## Given information:
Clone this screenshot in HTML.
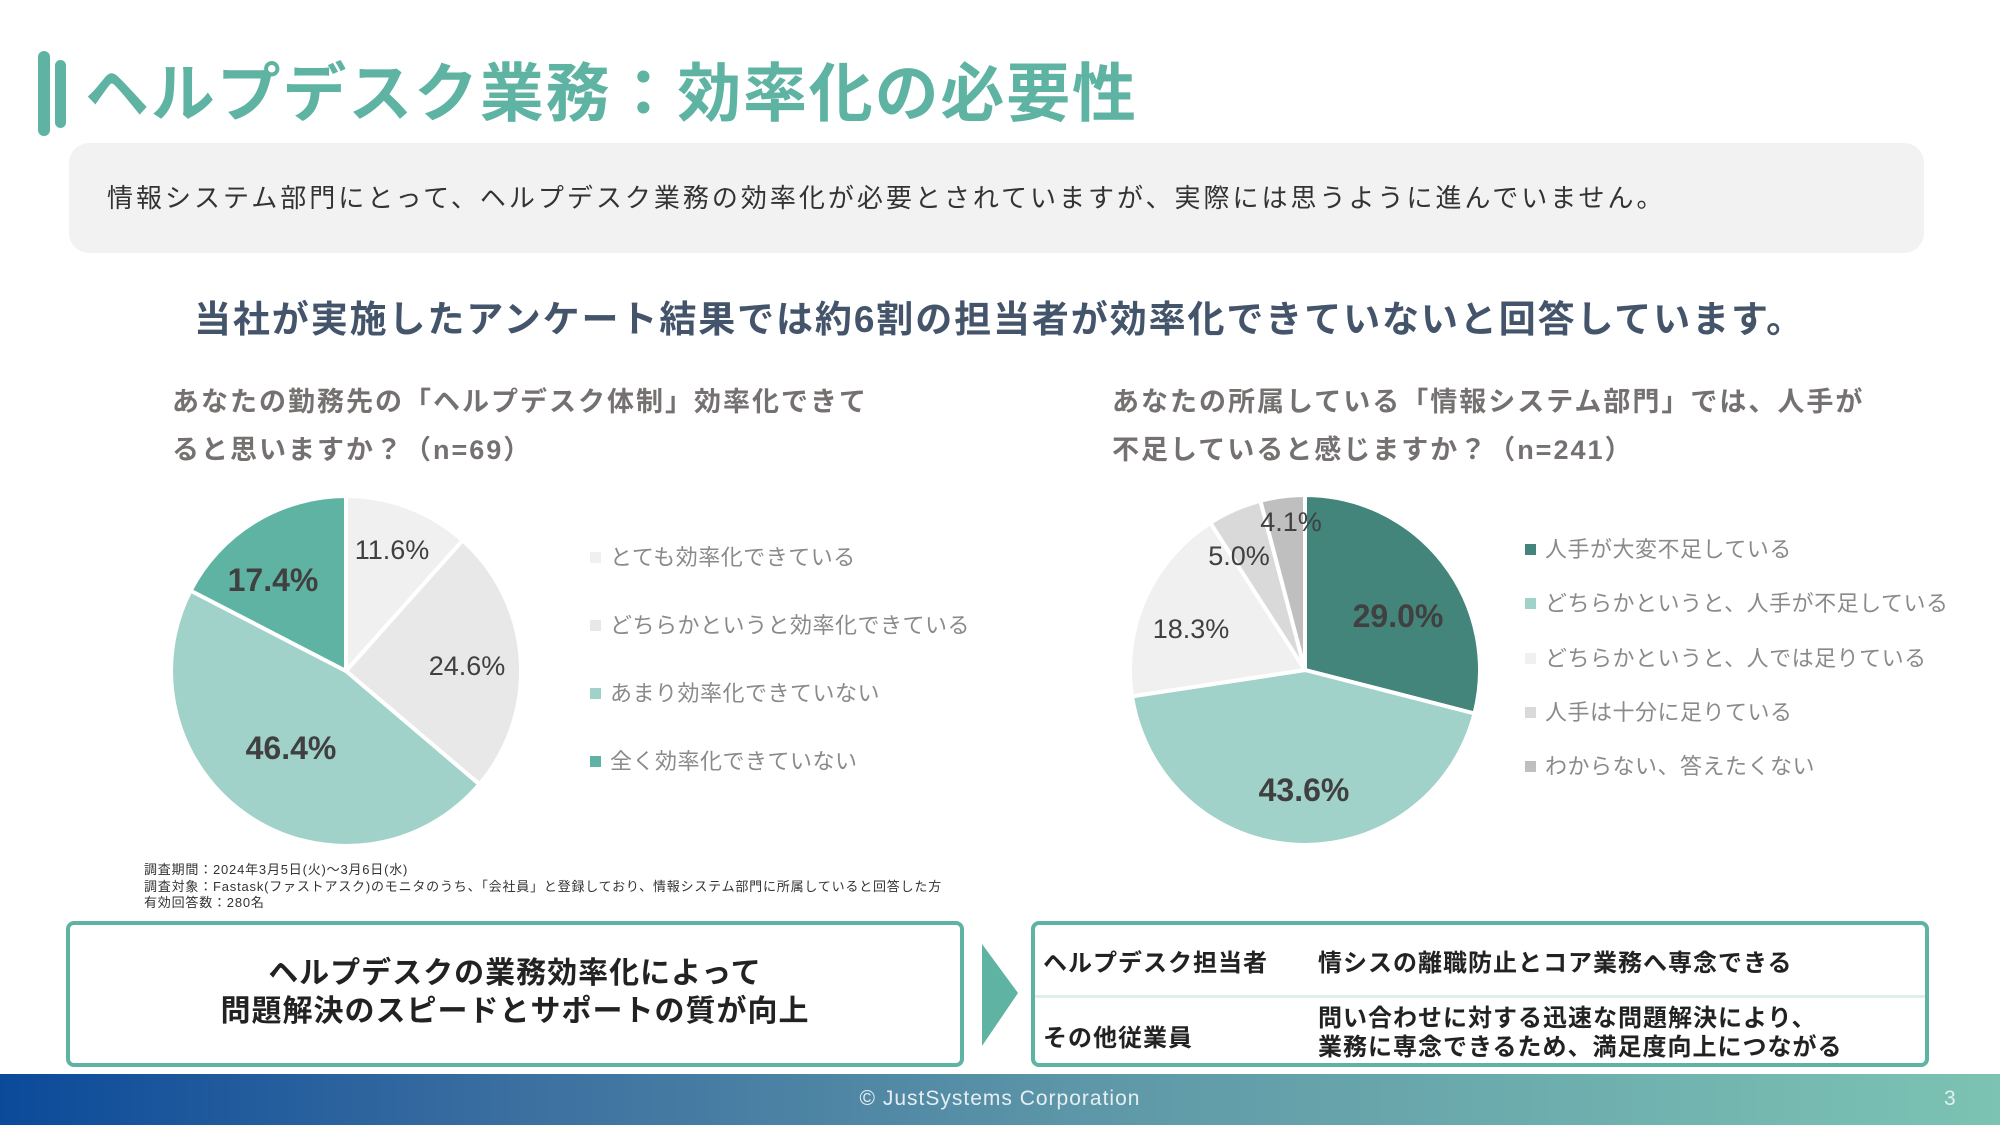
<!DOCTYPE html>
<html><head><meta charset="utf-8">
<style>
*{margin:0;padding:0;box-sizing:border-box}
body{width:2000px;height:1125px;background:#fff;position:relative;overflow:hidden;font-family:"Liberation Sans","Noto Sans CJK JP",sans-serif}
.a{position:absolute;white-space:nowrap}
.bar{position:absolute;background:#5fb3a3;border-radius:6px}
.leg{position:absolute;font-size:22px;color:#8a8a8a;white-space:nowrap;letter-spacing:0.5px}
.leg i{display:inline-block;width:11px;height:11px;margin-right:9px;vertical-align:2px}
</style></head><body>
<div class="bar" style="left:38px;top:51px;width:12px;height:85px"></div>
<div class="bar" style="left:55px;top:60px;width:11px;height:68px"></div>
<div class="a" style="left:85px;top:54px;font-size:64px;font-weight:bold;color:#5fb3a3;letter-spacing:1.8px;line-height:80px">ヘルプデスク業務：効率化の必要性</div>
<div style="position:absolute;left:69px;top:143px;width:1855px;height:110px;background:#f2f2f2;border-radius:20px"></div>
<div class="a" style="left:107px;top:180px;font-size:26px;color:#333;letter-spacing:3px;line-height:36px">情報システム部門にとって、ヘルプデスク業務の効率化が必要とされていますが、実際には思うように進んでいません。</div>
<div class="a" style="left:194px;top:295px;font-size:37px;font-weight:bold;color:#44546a;letter-spacing:1.9px;line-height:50px">当社が実施したアンケート結果では約6割の担当者が効率化できていないと回答しています。</div>
<div class="a" style="left:172px;top:378px;font-size:27px;font-weight:bold;color:#767171;line-height:48px;letter-spacing:2px">あなたの勤務先の「ヘルプデスク体制」効率化できて<br>ると思いますか？（n=69）</div>
<div class="a" style="left:1112px;top:378px;font-size:27px;font-weight:bold;color:#767171;line-height:48px;letter-spacing:2px">あなたの所属している「情報システム部門」では、人手が<br>不足していると感じますか？（n=241）</div>
<svg style="position:absolute;left:0;top:0" width="2000" height="1125">
<g stroke="#fff" stroke-width="4" stroke-linejoin="round">
<path d="M346 671 L346 496 A175 175 0 0 1 462.6 540.4 Z" fill="#f0f0f0"/>
<path d="M346 671 L462.6 540.4 A175 175 0 0 1 479.4 784.3 Z" fill="#e8e8e8"/>
<path d="M346 671 L479.4 784.3 A175 175 0 0 1 190.6 590.6 Z" fill="#a0d2ca"/>
<path d="M346 671 L190.6 590.6 A175 175 0 0 1 346 496 Z" fill="#5fb3a3"/>
<path d="M1305 670 L1305 495 A175 175 0 0 1 1474.5 713.5 Z" fill="#43857a"/>
<path d="M1305 670 L1474.5 713.5 A175 175 0 0 1 1132 696.3 Z" fill="#a0d2ca"/>
<path d="M1305 670 L1132 696.3 A175 175 0 0 1 1210.3 522.8 Z" fill="#f0f0f0"/>
<path d="M1305 670 L1210.3 522.8 A175 175 0 0 1 1260.4 500.8 Z" fill="#d9d9d9"/>
<path d="M1305 670 L1260.4 500.8 A175 175 0 0 1 1305 495 Z" fill="#bfbfbf"/>
</g>
<g font-family="Liberation Sans, sans-serif" text-anchor="middle" fill="#404040">
<text x="392" y="559" font-size="27">11.6%</text>
<text x="467" y="675" font-size="27">24.6%</text>
<text x="291" y="759" font-size="32" font-weight="bold">46.4%</text>
<text x="273" y="591" font-size="32" font-weight="bold">17.4%</text>
<text x="1398" y="627" font-size="32" font-weight="bold">29.0%</text>
<text x="1304" y="801" font-size="32" font-weight="bold">43.6%</text>
<text x="1191" y="638" font-size="27">18.3%</text>
<text x="1239" y="565" font-size="27">5.0%</text>
<text x="1291" y="531" font-size="27">4.1%</text>
</g>
<polygon points="982,944 1018,993 982,1046" fill="#5fb3a3"/>
</svg>
<div class="leg" style="left:590px;top:540px"><i style="background:#f0f0f0"></i>とても効率化できている</div>
<div class="leg" style="left:590px;top:608px"><i style="background:#e8e8e8"></i>どちらかというと効率化できている</div>
<div class="leg" style="left:590px;top:676px"><i style="background:#a0d2ca"></i>あまり効率化できていない</div>
<div class="leg" style="left:590px;top:744px"><i style="background:#5fb3a3"></i>全く効率化できていない</div>
<div class="leg" style="left:1525px;top:532px"><i style="background:#43857a"></i>人手が大変不足している</div>
<div class="leg" style="left:1525px;top:586px"><i style="background:#a0d2ca"></i>どちらかというと、人手が不足している</div>
<div class="leg" style="left:1525px;top:641px"><i style="background:#f0f0f0"></i>どちらかというと、人では足りている</div>
<div class="leg" style="left:1525px;top:695px"><i style="background:#d9d9d9"></i>人手は十分に足りている</div>
<div class="leg" style="left:1525px;top:749px"><i style="background:#bfbfbf"></i>わからない、答えたくない</div>
<div class="a" style="left:144px;top:862px;font-size:13px;color:#333;line-height:16.5px;letter-spacing:0.8px">調査期間：2024年3月5日(火)～3月6日(水)<br>調査対象：Fastask(ファストアスク)のモニタのうち、「会社員」と登録しており、情報システム部門に所属していると回答した方<br>有効回答数：280名</div>
<div style="position:absolute;left:66px;top:921px;width:898px;height:146px;border:4px solid #5fb3a3;border-radius:8px;text-align:center;font-size:30px;font-weight:bold;color:#222;line-height:38px;padding-top:30px;letter-spacing:1px">ヘルプデスクの業務効率化によって<br>問題解決のスピードとサポートの質が向上</div>
<div style="position:absolute;left:1031px;top:921px;width:898px;height:146px;border:4px solid #5fb3a3;border-radius:8px"></div>
<div style="position:absolute;left:1035px;top:995px;width:890px;height:3px;background:#dff0ec"></div>
<div class="a" style="left:1043px;top:943px;font-size:24px;font-weight:bold;color:#222;letter-spacing:1px">ヘルプデスク担当者</div>
<div class="a" style="left:1318px;top:943px;font-size:24px;font-weight:bold;color:#222;letter-spacing:1px">情シスの離職防止とコア業務へ専念できる</div>
<div class="a" style="left:1043px;top:1018px;font-size:24px;font-weight:bold;color:#222;letter-spacing:1px">その他従業員</div>
<div class="a" style="left:1318px;top:1004px;font-size:24px;font-weight:bold;color:#222;letter-spacing:1px;line-height:29px">問い合わせに対する迅速な問題解決により、<br>業務に専念できるため、満足度向上につながる</div>
<div style="position:absolute;left:0;top:1074px;width:2000px;height:51px;background:linear-gradient(90deg,#0b4a9a 0%,#3a6ea0 25%,#5e98a8 55%,#7cc3b3 100%)"></div>
<div class="a" style="left:0;width:2000px;top:1087px;text-align:center;font-size:21px;color:#e6eef3;letter-spacing:1px">© JustSystems Corporation</div>
<div class="a" style="left:1944px;top:1087px;font-size:21px;color:#e6eef3">3</div>
</body></html>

## Given task:
Restate the full listing verbatim and drop every picture.

## Solved exercise:
Clone this screenshot in HTML.
<!DOCTYPE html>
<html><head><meta charset="utf-8">
<style>
*{margin:0;padding:0;box-sizing:border-box}
body{width:2000px;height:1125px;background:#fff;position:relative;overflow:hidden;font-family:"Liberation Sans","Noto Sans CJK JP",sans-serif}
.a{position:absolute;white-space:nowrap}
.bar{position:absolute;background:#5fb3a3;border-radius:6px}
.leg{position:absolute;font-size:22px;color:#8a8a8a;white-space:nowrap;letter-spacing:0.5px}
.leg i{display:inline-block;width:11px;height:11px;margin-right:9px;vertical-align:2px}
</style></head><body>
<div class="bar" style="left:38px;top:51px;width:12px;height:85px"></div>
<div class="bar" style="left:55px;top:60px;width:11px;height:68px"></div>
<div class="a" style="left:85px;top:54px;font-size:64px;font-weight:bold;color:#5fb3a3;letter-spacing:1.8px;line-height:80px">ヘルプデスク業務：効率化の必要性</div>
<div style="position:absolute;left:69px;top:143px;width:1855px;height:110px;background:#f2f2f2;border-radius:20px"></div>
<div class="a" style="left:107px;top:180px;font-size:26px;color:#333;letter-spacing:3px;line-height:36px">情報システム部門にとって、ヘルプデスク業務の効率化が必要とされていますが、実際には思うように進んでいません。</div>
<div class="a" style="left:194px;top:295px;font-size:37px;font-weight:bold;color:#44546a;letter-spacing:1.9px;line-height:50px">当社が実施したアンケート結果では約6割の担当者が効率化できていないと回答しています。</div>
<div class="a" style="left:172px;top:378px;font-size:27px;font-weight:bold;color:#767171;line-height:48px;letter-spacing:2px">あなたの勤務先の「ヘルプデスク体制」効率化できて<br>ると思いますか？（n=69）</div>
<div class="a" style="left:1112px;top:378px;font-size:27px;font-weight:bold;color:#767171;line-height:48px;letter-spacing:2px">あなたの所属している「情報システム部門」では、人手が<br>不足していると感じますか？（n=241）</div>
<svg style="position:absolute;left:0;top:0" width="2000" height="1125">
<g stroke="#fff" stroke-width="4" stroke-linejoin="round">
<path d="M346 671 L346 496 A175 175 0 0 1 462.6 540.4 Z" fill="#f0f0f0"/>
<path d="M346 671 L462.6 540.4 A175 175 0 0 1 479.4 784.3 Z" fill="#e8e8e8"/>
<path d="M346 671 L479.4 784.3 A175 175 0 0 1 190.6 590.6 Z" fill="#a0d2ca"/>
<path d="M346 671 L190.6 590.6 A175 175 0 0 1 346 496 Z" fill="#5fb3a3"/>
<path d="M1305 670 L1305 495 A175 175 0 0 1 1474.5 713.5 Z" fill="#43857a"/>
<path d="M1305 670 L1474.5 713.5 A175 175 0 0 1 1132 696.3 Z" fill="#a0d2ca"/>
<path d="M1305 670 L1132 696.3 A175 175 0 0 1 1210.3 522.8 Z" fill="#f0f0f0"/>
<path d="M1305 670 L1210.3 522.8 A175 175 0 0 1 1260.4 500.8 Z" fill="#d9d9d9"/>
<path d="M1305 670 L1260.4 500.8 A175 175 0 0 1 1305 495 Z" fill="#bfbfbf"/>
</g>
<g font-family="Liberation Sans, sans-serif" text-anchor="middle" fill="#404040">
<text x="392" y="559" font-size="27">11.6%</text>
<text x="467" y="675" font-size="27">24.6%</text>
<text x="291" y="759" font-size="32" font-weight="bold">46.4%</text>
<text x="273" y="591" font-size="32" font-weight="bold">17.4%</text>
<text x="1398" y="627" font-size="32" font-weight="bold">29.0%</text>
<text x="1304" y="801" font-size="32" font-weight="bold">43.6%</text>
<text x="1191" y="638" font-size="27">18.3%</text>
<text x="1239" y="565" font-size="27">5.0%</text>
<text x="1291" y="531" font-size="27">4.1%</text>
</g>
<polygon points="982,944 1018,993 982,1046" fill="#5fb3a3"/>
</svg>
<div class="leg" style="left:590px;top:540px"><i style="background:#f0f0f0"></i>とても効率化できている</div>
<div class="leg" style="left:590px;top:608px"><i style="background:#e8e8e8"></i>どちらかというと効率化できている</div>
<div class="leg" style="left:590px;top:676px"><i style="background:#a0d2ca"></i>あまり効率化できていない</div>
<div class="leg" style="left:590px;top:744px"><i style="background:#5fb3a3"></i>全く効率化できていない</div>
<div class="leg" style="left:1525px;top:532px"><i style="background:#43857a"></i>人手が大変不足している</div>
<div class="leg" style="left:1525px;top:586px"><i style="background:#a0d2ca"></i>どちらかというと、人手が不足している</div>
<div class="leg" style="left:1525px;top:641px"><i style="background:#f0f0f0"></i>どちらかというと、人では足りている</div>
<div class="leg" style="left:1525px;top:695px"><i style="background:#d9d9d9"></i>人手は十分に足りている</div>
<div class="leg" style="left:1525px;top:749px"><i style="background:#bfbfbf"></i>わからない、答えたくない</div>
<div class="a" style="left:144px;top:862px;font-size:13px;color:#333;line-height:16.5px;letter-spacing:0.8px">調査期間：2024年3月5日(火)～3月6日(水)<br>調査対象：Fastask(ファストアスク)のモニタのうち、「会社員」と登録しており、情報システム部門に所属していると回答した方<br>有効回答数：280名</div>
<div style="position:absolute;left:66px;top:921px;width:898px;height:146px;border:4px solid #5fb3a3;border-radius:8px;text-align:center;font-size:30px;font-weight:bold;color:#222;line-height:38px;padding-top:30px;letter-spacing:1px">ヘルプデスクの業務効率化によって<br>問題解決のスピードとサポートの質が向上</div>
<div style="position:absolute;left:1031px;top:921px;width:898px;height:146px;border:4px solid #5fb3a3;border-radius:8px"></div>
<div style="position:absolute;left:1035px;top:995px;width:890px;height:3px;background:#dff0ec"></div>
<div class="a" style="left:1043px;top:943px;font-size:24px;font-weight:bold;color:#222;letter-spacing:1px">ヘルプデスク担当者</div>
<div class="a" style="left:1318px;top:943px;font-size:24px;font-weight:bold;color:#222;letter-spacing:1px">情シスの離職防止とコア業務へ専念できる</div>
<div class="a" style="left:1043px;top:1018px;font-size:24px;font-weight:bold;color:#222;letter-spacing:1px">その他従業員</div>
<div class="a" style="left:1318px;top:1004px;font-size:24px;font-weight:bold;color:#222;letter-spacing:1px;line-height:29px">問い合わせに対する迅速な問題解決により、<br>業務に専念できるため、満足度向上につながる</div>
<div style="position:absolute;left:0;top:1074px;width:2000px;height:51px;background:linear-gradient(90deg,#0b4a9a 0%,#3a6ea0 25%,#5e98a8 55%,#7cc3b3 100%)"></div>
<div class="a" style="left:0;width:2000px;top:1087px;text-align:center;font-size:21px;color:#e6eef3;letter-spacing:1px">© JustSystems Corporation</div>
<div class="a" style="left:1944px;top:1087px;font-size:21px;color:#e6eef3">3</div>
</body></html>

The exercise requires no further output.